I reread the chapter to which you refer. I do not find any indication that he believes that literature, poetry, etc. are snobbish. Nor do I find any indication that the definition of culture he is using excludes these nearly universal aspects of human behavior. I should have left out the tea drinking part, and just kept the "discussion of coming-out parties". That I find snobbish, something the "cultured", that is, a subset of the rich, would do. And OK, my preference for a good cup of coffee is showing.

Do you have some better examples of why you believe that Dawkins is a "yahoo"? I cannot see it myself.

Tuesday, July 22, 2008 05:30 AM
Original article: Religion is poetry

Basho, Quadraphone

B:The right temporal lobe of our brain has evolved as a center for religious ecstasy.

Evidence?

Our lives are sterile, two-dimensional, and meaningless without the poetry of religion.

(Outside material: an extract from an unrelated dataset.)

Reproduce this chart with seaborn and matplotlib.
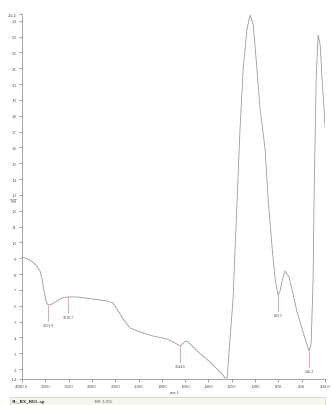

If this describes your life, OK. What makes you think you understand everyone's life?

To not participate in mythopoetic aspects of human experience is like being born with wings but never choosing to fly.

Perhaps the feelings you attribute to those causes are really better experienced in a discovery of the world around you, using both halves of the brain together. Or maybe I am wrong; but what you say leaves out at least half of what the human mind has evolved to do.

------------

Q: And there are unsophisticated believers and unsophisticated non-believers.

The former have much in common, the latter, almost nothing.

That is just plain wrong. There is a lot of common ground for non-believers; lot of differences, too. So what? And the unsophisticated believer tends to believe whatever he is exposed to, with all of its variety. You simply do not understand unbelievers.

Tuesday, July 22, 2008 05:49 AM
Original article: Religion is poetry

Quadraphone

I see; thanks for correcting my understanding.